EXERCISE REQUIREMENTS
Leaving out all pictures, please print only the lines from the one containing "Write a web" through the one containing "2.30, 2.36, 1.94];".

INFORMATION PROVIDED
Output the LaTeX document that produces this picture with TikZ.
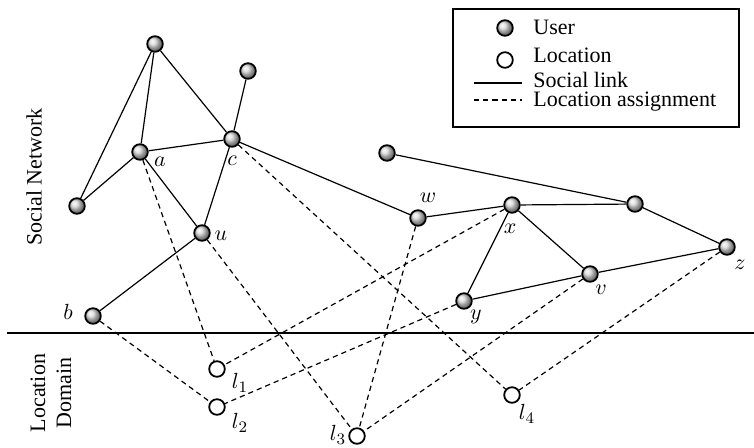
\documentclass[tikz,border=0pt]{standalone}
\usepackage{fontspec}
\setmainfont{Liberation Serif}
\usetikzlibrary{positioning, calc}
\tikzset{
  % Graph styles
  user/.style={circle, draw=black, line width=0.9pt, ball color=gray!30, minimum size=7.8pt, inner sep=0pt},
  location/.style={circle, draw=black, line width=0.9pt, fill=white, minimum size=7.8pt, inner sep=0pt},
  link/.style={line width=0.6pt},
  assign/.style={line width=0.6pt, dash pattern=on 2.6pt off 2pt},
  lbl/.style={font=\fontsize{11}{13}\selectfont, inner sep=0pt},
  side/.style={font=\fontsize{11}{13}\selectfont, rotate=90, align=center, inner sep=0pt},
  % Legend styles
  legendbox/.style={rectangle, draw=black, line width=0.7pt, minimum width=143pt, minimum height=59pt},
  legendtext/.style={font=\fontsize{11}{13}\selectfont, anchor=base west, inner sep=0pt},
}

\begin{document}
\begin{tikzpicture}[x=0.5pt, y=-0.5pt]
    \useasboundingbox (0,0) rectangle (754,447);

    % Users
    \node[user] (top) at (155,44) {};
    \node[user] (s) at (248,71) {};
    \node[user] (a) at (140,152) {};
    \node[user] (c) at (232,139) {};
    \node[user] (lf) at (77,206) {};
    \node[user] (u) at (202,233) {};
    \node[user] (b) at (93,316) {};
    \node[user] (p) at (387,153) {};
    \node[user] (w) at (418,218) {};
    \node[user] (x) at (512,205) {};
    \node[user] (q) at (635,204) {};
    \node[user] (z) at (727,247) {};
    \node[user] (v) at (590,274) {};
    \node[user] (y) at (464,301) {};

    % Locations
    \node[location] (l1) at (217,369) {};
    \node[location] (l2) at (217,407) {};
    \node[location] (l3) at (357,436) {};
    \node[location] (l4) at (512,395) {};

    % Social links
    \draw[link] (top) -- (lf);
    \draw[link] (top) -- (a);
    \draw[link] (top) -- (c);
    \draw[link] (a) -- (lf);
    \draw[link] (a) -- (c);
    \draw[link] (a) -- (u);
    \draw[link] (c) -- (s);
    \draw[link] (c) -- (u);
    \draw[link] (c) -- (w);
    \draw[link] (u) -- (b);
    \draw[link] (w) -- (x);
    \draw[link] (x) -- (q);
    \draw[link] (p) -- (q);
    \draw[link] (q) -- (z);
    \draw[link] (x) -- (y);
    \draw[link] (x) -- (v);
    \draw[link] (y) -- (v);
    \draw[link] (v) -- (z);

    % Location assignments
    \draw[assign] (a) -- (l1);
    \draw[assign] (x) -- (l1);
    \draw[assign] (b) -- (l2);
    \draw[assign] (y) -- (l2);
    \draw[assign] (u) -- (l3);
    \draw[assign] (w) -- (l3);
    \draw[assign] (v) -- (l3);
    \draw[assign] (c) -- (l4);
    \draw[assign] (z) -- (l4);

    % Labels
    \node[lbl] (la) at ($(a)+(20,10)$) {$a$};
    \node[lbl] (lc) at ($(c)+(0,22)$) {$c$};
    \node[lbl] (lu) at ($(u)+(19,3)$) {$u$};
    \node[lbl] (lb) at ($(b)+(-25,-4)$) {$b$};
    \node[lbl] (lw) at ($(w)+(10,-20)$) {$w$};
    \node[lbl] (lx) at ($(x)+(-2,24)$) {$x$};
    \node[lbl] (lv) at ($(v)+(11,16)$) {$v$};
    \node[lbl] (ly) at ($(y)+(12,16)$) {$y$};
    \node[lbl] (lz) at ($(z)+(13,18)$) {$z$};
    \node[lbl] (ll1) at ($(l1)+(23,14)$) {$l_1$};
    \node[lbl] (ll2) at ($(l2)+(23,16)$) {$l_2$};
    \node[lbl] (ll3) at ($(l3)+(-19,-1)$) {$l_3$};
    \node[lbl] (ll4) at ($(l4)+(15,19)$) {$l_4$};

    % Domains
    \draw[line width=1pt] (7,333) -- (754,333);
    \node[side] (social) at (34,177) {Social Network};
    \node[side] (domain) at (51,393) {Location\\Domain};

    % Legend
    \node[legendbox] (legend) at (596,68) {};
    \node[user] (kuser) at (505,28) {};
    \node[location] (kloc) at (505,60) {};
    \coordinate (ks1) at (474,83);
    \coordinate (ks2) at (522,83);
    \coordinate (ka1) at (474,100);
    \coordinate (ka2) at (522,100);
    \draw[link] (ks1) -- (ks2);
    \draw[assign] (ka1) -- (ka2);
    \node[legendtext] (tuser) at (533,34) {User};
    \node[legendtext] (tloc) at (533,62) {Location};
    \node[legendtext] (tlink) at (533,87) {Social link};
    \node[legendtext] (tassign) at (533,106) {Location assignment};
\end{tikzpicture}
\end{document}
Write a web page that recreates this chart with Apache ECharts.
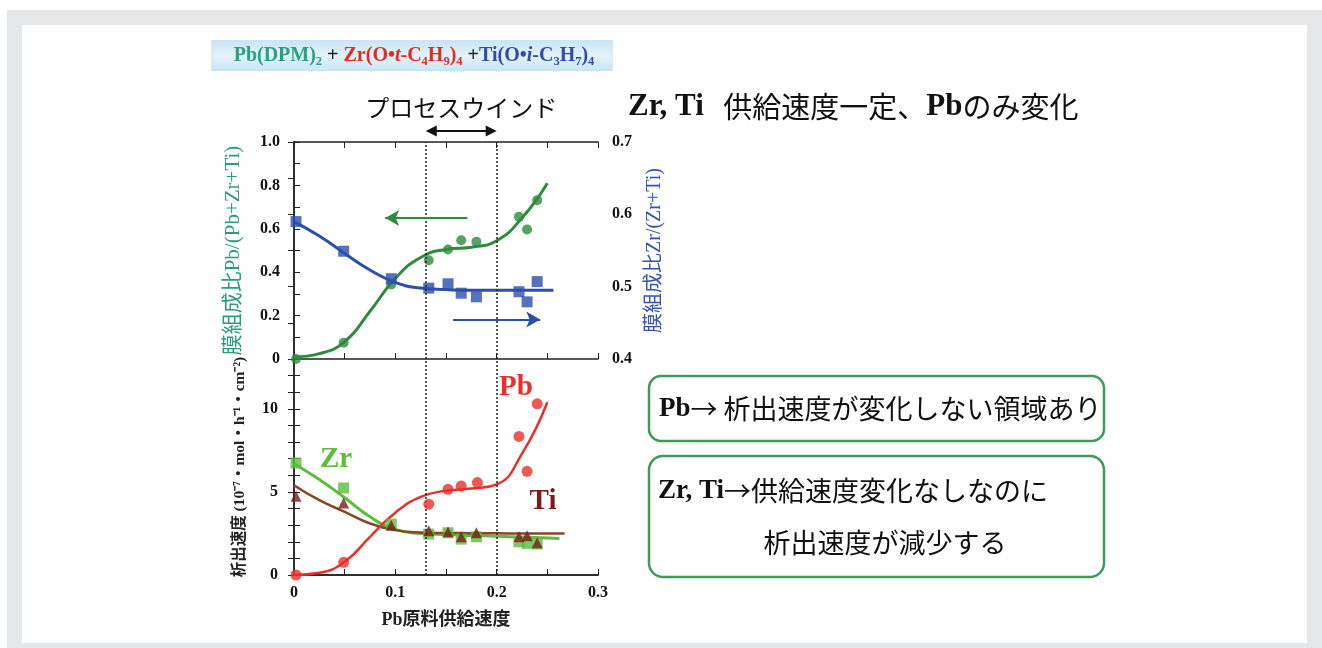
<!DOCTYPE html>
<html>
<head>
<meta charset="utf-8">
<script src="https://cdn.jsdelivr.net/npm/echarts@6/dist/echarts.min.js"></script>
<style>
  html, body { margin: 0; padding: 0; background: #ffffff; }
  #frame { position: absolute; left: 7px; top: 10px; width: 1315px; height: 638px; background: #e6e7e9; }
  #sheet { position: absolute; left: 22px; top: 25px; width: 1285px; height: 618px; background: #ffffff; }
  #chart { position: absolute; left: 0; top: 0; width: 1322px; height: 648px; }
</style>
</head>
<body>
<div id="frame"></div>
<div id="sheet"></div>
<div id="chart"></div>
<script>
// Pb feed rate for each deposition run
const feedRate = [0.002, 0.049, 0.096, 0.133, 0.152, 0.165, 0.180, 0.222, 0.230, 0.240];
// Film composition Pb/(Pb+Zr+Ti) (left axis) and Zr/(Zr+Ti) (right axis)
const pbRatio = [0.0, 0.075, 0.343, 0.455, 0.505, 0.547, 0.540, 0.655, 0.597, 0.732];
const zrRatio = [0.590, 0.549, 0.511, 0.498, 0.504, 0.491, 0.486, 0.493, 0.479, 0.507];
// Deposition rates (10^-7 mol/h/cm2)
const pbRateFeed = [0.002, 0.049, 0.133, 0.152, 0.165, 0.181, 0.222, 0.230, 0.240];
const pbRate = [0.0, 0.76, 4.26, 5.16, 5.36, 5.56, 8.34, 6.24, 10.3];
const zrRate = [6.74, 5.24, 3.06, 2.46, 2.54, 2.16, 2.30, 2.00, 1.90, 1.86];
const tiRate = [4.74, 4.34, 3.00, 2.66, 2.60, 2.30, 2.54, 2.30, 2.36, 1.94];

// Guide curves drawn through the measured points
const fitX = [0, 0.025, 0.05, 0.075, 0.1, 0.125, 0.15, 0.175, 0.2, 0.225, 0.25];
const pbRatioFit = [0.01, 0.025, 0.08, 0.22, 0.372, 0.468, 0.505, 0.515, 0.545, 0.65, 0.81];
const zrRatioFit = [0.590, 0.570, 0.546, 0.523, 0.506, 0.498, 0.496, 0.495, 0.495, 0.495, 0.495];
const pbRateFit = [0.0, 0.13, 0.8, 2.3, 3.75, 4.7, 5.07, 5.2, 5.45, 7.3, 10.4];
const zrRateFit = [6.7, 5.75, 4.65, 3.5, 2.75, 2.5, 2.43, 2.38, 2.33, 2.28, 2.23];
const tiRateFit = [5.4, 4.5, 3.8, 3.1, 2.7, 2.56, 2.53, 2.52, 2.51, 2.5, 2.5];
// end points of the guide curves
const fitEnd = { zrRatio: [0.256, 0.495], zrRate: [0.262, 2.2], tiRate: [0.267, 2.5] };

// Process window limits on the Pb feed rate
const windowEdges = [0.13, 0.2];

const xTicks = ['0', '0.1', '0.2', '0.3'];

const zip = (xs, ys) => ys.map((y, i) => [xs[i], y]);

const SERIF = '"Liberation Serif", "Times New Roman", serif';
const JP = '"Noto Sans CJK JP", sans-serif';
const SERIF_JP = '"Liberation Serif", "Noto Sans CJK JP", serif';

const GREEN = '#2e8b3e';
const BLUE = '#2c4fae';
const RED = '#e8302b';
const ZR = '#5cbc3c';
const TI = '#7a1c1c';
const TI_LINE = '#8a4426';

const tickLabel = { fontFamily: SERIF, fontWeight: 'bold', fontSize: 16, color: '#111' };
const axisLine = { show: true, lineStyle: { color: '#222', width: 1.5 } };
const tickIn = (len) => ({ show: true, inside: true, length: len, lineStyle: { color: '#222', width: 1 } });

function fmtX(v) {
  const k = Math.round(v * 20);
  if (k % 2 !== 0) return '';
  return xTicks[k / 2] || '';
}

const chart = echarts.init(document.getElementById('chart'));

const windowLines = {
  silent: true,
  symbol: ['none', 'none'],
  label: { show: false },
  lineStyle: { color: '#222', type: [2, 2], width: 1.5 },
  data: windowEdges.map(x => ({ xAxis: x }))
};

const curve = (xAxisIndex, yAxisIndex, data, color, width, extra) => Object.assign({
  type: 'line', xAxisIndex, yAxisIndex, smooth: 0.5, showSymbol: false, silent: true,
  lineStyle: { color, width }, data, z: 3
}, extra || {});

const option = {
  animation: false,
  grid: [
    { left: 294, top: 142, width: 304, height: 217 },
    { left: 294, top: 359, width: 304, height: 216 }
  ],
  xAxis: [
    { gridIndex: 0, type: 'value', min: 0, max: 0.3, interval: 0.05, position: 'bottom',
      axisLine, axisTick: tickIn(6), axisLabel: { show: false }, splitLine: { show: false } },
    { gridIndex: 0, type: 'value', min: 0, max: 0.3, interval: 0.05, position: 'top',
      axisLine, axisTick: tickIn(6), axisLabel: { show: false }, splitLine: { show: false } },
    { gridIndex: 1, type: 'value', min: 0, max: 0.3, interval: 0.05, position: 'bottom',
      axisLine, axisTick: tickIn(6), splitLine: { show: false },
      axisLabel: Object.assign({ formatter: fmtX, margin: 10 }, tickLabel),
      name: 'Pb原料供給速度', nameLocation: 'middle', nameGap: 36,
      nameTextStyle: { fontFamily: SERIF_JP, fontWeight: 'bold', fontSize: 18, color: '#222' } },
    { gridIndex: 1, type: 'value', min: 0, max: 0.3, interval: 0.05, position: 'top',
      axisLine, axisTick: { show: false }, axisLabel: { show: false }, splitLine: { show: false } }
  ],
  yAxis: [
    { gridIndex: 0, type: 'value', min: 0, max: 1, interval: 0.1, position: 'left',
      axisLine, axisTick: tickIn(6), splitLine: { show: false },
      axisLabel: Object.assign({ margin: 14, formatter: v => {
        const k = Math.round(v * 10);
        if (k % 2 !== 0) return '';
        return k === 0 ? '0' : (k / 10).toFixed(1);
      } }, tickLabel),
      name: '膜組成比Pb/(Pb+Zr+Ti)', nameLocation: 'middle', nameGap: 50, nameRotate: 90,
      nameTextStyle: { fontFamily: SERIF_JP, fontSize: 21, color: '#2a9d7a' } },
    { gridIndex: 0, type: 'value', min: 0.4, max: 0.7, interval: 0.05, position: 'right',
      axisLine, axisTick: tickIn(6), splitLine: { show: false },
      axisLabel: Object.assign({ margin: 14, formatter: v => {
        const k = Math.round(v * 20);
        return k % 2 === 0 ? (k / 20).toFixed(1) : '';
      } }, tickLabel),
      name: '膜組成比Zr/(Zr+Ti)', nameLocation: 'middle', nameGap: 47, nameRotate: 90,
      nameTextStyle: { fontFamily: SERIF_JP, fontSize: 20, color: '#3552b4' } },
    { gridIndex: 1, type: 'value', min: 0, max: 13, interval: 1, position: 'left',
      axisLine, axisTick: tickIn(6), splitLine: { show: false },
      axisLabel: Object.assign({ margin: 16, formatter: v => (v % 5 === 0 && v <= 10 ? String(v) : '') }, tickLabel),
      name: '析出速度 (10⁻⁷・mol・h⁻¹・cm⁻²)', nameLocation: 'middle', nameGap: 46, nameRotate: 90,
      nameTextStyle: { fontFamily: SERIF_JP, fontWeight: 'bold', fontSize: 15.5, color: '#222' } },
    { gridIndex: 1, type: 'value', min: 0, max: 13, interval: 1, position: 'right',
      axisLine, axisTick: tickIn(6), axisLabel: { show: false }, splitLine: { show: false } }
  ],
  series: [
    // top panel: composition
    curve(0, 0, zip(fitX, pbRatioFit), GREEN, 3, { markLine: windowLines }),
    curve(0, 1, zip(fitX, zrRatioFit).concat([fitEnd.zrRatio]), BLUE, 3),
    { type: 'scatter', name: 'Pb/(Pb+Zr+Ti)', xAxisIndex: 0, yAxisIndex: 0, symbol: 'circle', symbolSize: 10,
      itemStyle: { color: GREEN }, data: zip(feedRate, pbRatio), z: 4, clip: false,
      markLine: { silent: true, symbol: ['none', 'arrow'], symbolSize: [12, 14], label: { show: false },
        lineStyle: { color: GREEN, width: 2, type: 'solid' },
        data: [[{ coord: [0.171, 0.65] }, { coord: [0.09, 0.65] }]] } },
    { type: 'scatter', name: 'Zr/(Zr+Ti)', xAxisIndex: 0, yAxisIndex: 1, symbol: 'rect', symbolSize: 11,
      itemStyle: { color: BLUE }, data: zip(feedRate, zrRatio), z: 4,
      markLine: { silent: true, symbol: ['none', 'arrow'], symbolSize: [12, 14], label: { show: false },
        lineStyle: { color: BLUE, width: 2, type: 'solid' },
        data: [[{ coord: [0.157, 0.4546] }, { coord: [0.243, 0.4546] }]] } },

    // bottom panel: deposition rates
    curve(2, 2, zip(fitX, zrRateFit).concat([fitEnd.zrRate]), ZR, 3, { markLine: windowLines }),
    curve(2, 2, zip(fitX, tiRateFit).concat([fitEnd.tiRate]), TI_LINE, 2.5),
    curve(2, 2, zip(fitX, pbRateFit), RED, 2.5),
    { type: 'scatter', name: 'Zr', xAxisIndex: 2, yAxisIndex: 2, symbol: 'rect', symbolSize: 11,
      itemStyle: { color: ZR }, data: zip(feedRate, zrRate), z: 4 },
    { type: 'scatter', name: 'Ti', xAxisIndex: 2, yAxisIndex: 2, symbol: 'triangle', symbolSize: 11,
      itemStyle: { color: TI }, data: zip(feedRate, tiRate), z: 5 },
    { type: 'scatter', name: 'Pb', xAxisIndex: 2, yAxisIndex: 2, symbol: 'circle', symbolSize: 11,
      itemStyle: { color: RED }, data: zip(pbRateFeed, pbRate), z: 5, clip: false }
  ]
};

chart.setOption(option);

// Annotations placed relative to the axes
const wx0 = chart.convertToPixel({ xAxisIndex: 0 }, windowEdges[0]);
const wx1 = chart.convertToPixel({ xAxisIndex: 0 }, windowEdges[1]);

const rs = (fill, extra) => Object.assign({ fontFamily: SERIF, fontWeight: 'bold', fontSize: 20, fill, lineHeight: 25 }, extra || {});
const sub = (fill) => ({ fontFamily: SERIF, fontWeight: 'bold', fontSize: 12.5, fill, lineHeight: 12, verticalAlign: 'bottom' });

chart.setOption({
  graphic: [
    // precursor formula banner
    { type: 'rect', left: 211, top: 40, shape: { width: 402, height: 31 },
      style: { fill: new echarts.graphic.LinearGradient(0, 0, 0, 1, [
        { offset: 0, color: '#c8e5f4' }, { offset: 0.5, color: '#e2f2fa' }, { offset: 1, color: '#c8e5f4' }]) } },
    { type: 'text', x: 414, y: 56,
      style: {
        text: '{g|Pb(DPM)}{gs|2}{k| + }{r|Zr(O•}{ri|t}{r|-C}{rs|4}{r|H}{rs|9}{r|)}{rs|4}{k| +}{b|Ti(O•}{bi|i}{b|-C}{bs|3}{b|H}{bs|7}{b|)}{bs|4}',
        align: 'center', verticalAlign: 'middle',
        rich: {
          g: rs('#27a37c'), gs: sub('#27a37c'),
          k: rs('#222'),
          r: rs('#e52a22'), ri: rs('#e52a22', { fontStyle: 'italic' }), rs: sub('#e52a22'),
          b: rs('#2f4da8'), bi: rs('#2f4da8', { fontStyle: 'italic' }), bs: sub('#2f4da8')
        }
      } },

    // process window caption and span arrow
    { type: 'text', x: (wx0 + wx1) / 2, y: 108,
      style: { text: 'プロセスウインド', font: '24px ' + JP, fill: '#111', align: 'center', verticalAlign: 'middle' } },
    { type: 'line', shape: { x1: wx0 + 8, y1: 131, x2: wx1 - 8, y2: 131 }, style: { stroke: '#111', lineWidth: 2 } },
    { type: 'polygon', shape: { points: [[wx0, 131], [wx0 + 11, 125.5], [wx0 + 11, 136.5]] }, style: { fill: '#111' } },
    { type: 'polygon', shape: { points: [[wx1, 131], [wx1 - 11, 125.5], [wx1 - 11, 136.5]] }, style: { fill: '#111' } },

    // heading
    { type: 'text', x: 628, y: 107,
      style: {
        text: '{s|Zr, Ti}{j|   供給速度一定、}{s|Pb}{j|のみ変化}', verticalAlign: 'middle',
        rich: {
          s: { fontFamily: SERIF, fontWeight: 'bold', fontSize: 31, fill: '#111' },
          j: { fontFamily: JP, fontSize: 29, fill: '#111' }
        }
      } },

    // series labels in the rate panel
    { type: 'text', x: 336, y: 460, style: { text: 'Zr', font: 'bold 29px ' + SERIF, fill: ZR, align: 'center', verticalAlign: 'middle' } },
    { type: 'text', x: 543, y: 502, style: { text: 'Ti', font: 'bold 29px ' + SERIF, fill: TI, align: 'center', verticalAlign: 'middle' } },
    { type: 'text', x: 516, y: 388, style: { text: 'Pb', font: 'bold 29px ' + SERIF, fill: RED, align: 'center', verticalAlign: 'middle' } },

    // remarks
    { type: 'rect', shape: { x: 649, y: 376, width: 455, height: 65, r: 12 },
      style: { fill: '#fff', stroke: '#3e9a5c', lineWidth: 2.5 } },
    { type: 'text', x: 659, y: 409,
      style: {
        text: '{s|Pb}{j|→ 析出速度が変化しない領域あり}', verticalAlign: 'middle',
        rich: {
          s: { fontFamily: SERIF, fontWeight: 'bold', fontSize: 27, fill: '#111' },
          j: { fontFamily: JP, fontSize: 27, fill: '#111' }
        }
      } },
    { type: 'rect', shape: { x: 649, y: 456, width: 455, height: 121, r: 14 },
      style: { fill: '#fff', stroke: '#3e9a5c', lineWidth: 2.5 } },
    { type: 'text', x: 658, y: 491,
      style: {
        text: '{s|Zr, Ti}{j|→供給速度変化なしなのに}', verticalAlign: 'middle',
        rich: {
          s: { fontFamily: SERIF, fontWeight: 'bold', fontSize: 27, fill: '#111' },
          j: { fontFamily: JP, fontSize: 27, fill: '#111' }
        }
      } },
    { type: 'text', x: 885, y: 543,
      style: { text: '析出速度が減少する', font: '27px ' + JP, fill: '#111', align: 'center', verticalAlign: 'middle' } }
  ]
});
</script>
</body>
</html>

SOLUTION TO THIS EXERCISE
Write a web page that recreates this chart with Apache ECharts.
<!DOCTYPE html>
<html>
<head>
<meta charset="utf-8">
<script src="https://cdn.jsdelivr.net/npm/echarts@6/dist/echarts.min.js"></script>
<style>
  html, body { margin: 0; padding: 0; background: #ffffff; }
  #frame { position: absolute; left: 7px; top: 10px; width: 1315px; height: 638px; background: #e6e7e9; }
  #sheet { position: absolute; left: 22px; top: 25px; width: 1285px; height: 618px; background: #ffffff; }
  #chart { position: absolute; left: 0; top: 0; width: 1322px; height: 648px; }
</style>
</head>
<body>
<div id="frame"></div>
<div id="sheet"></div>
<div id="chart"></div>
<script>
// Pb feed rate for each deposition run
const feedRate = [0.002, 0.049, 0.096, 0.133, 0.152, 0.165, 0.180, 0.222, 0.230, 0.240];
// Film composition Pb/(Pb+Zr+Ti) (left axis) and Zr/(Zr+Ti) (right axis)
const pbRatio = [0.0, 0.075, 0.343, 0.455, 0.505, 0.547, 0.540, 0.655, 0.597, 0.732];
const zrRatio = [0.590, 0.549, 0.511, 0.498, 0.504, 0.491, 0.486, 0.493, 0.479, 0.507];
// Deposition rates (10^-7 mol/h/cm2)
const pbRateFeed = [0.002, 0.049, 0.133, 0.152, 0.165, 0.181, 0.222, 0.230, 0.240];
const pbRate = [0.0, 0.76, 4.26, 5.16, 5.36, 5.56, 8.34, 6.24, 10.3];
const zrRate = [6.74, 5.24, 3.06, 2.46, 2.54, 2.16, 2.30, 2.00, 1.90, 1.86];
const tiRate = [4.74, 4.34, 3.00, 2.66, 2.60, 2.30, 2.54, 2.30, 2.36, 1.94];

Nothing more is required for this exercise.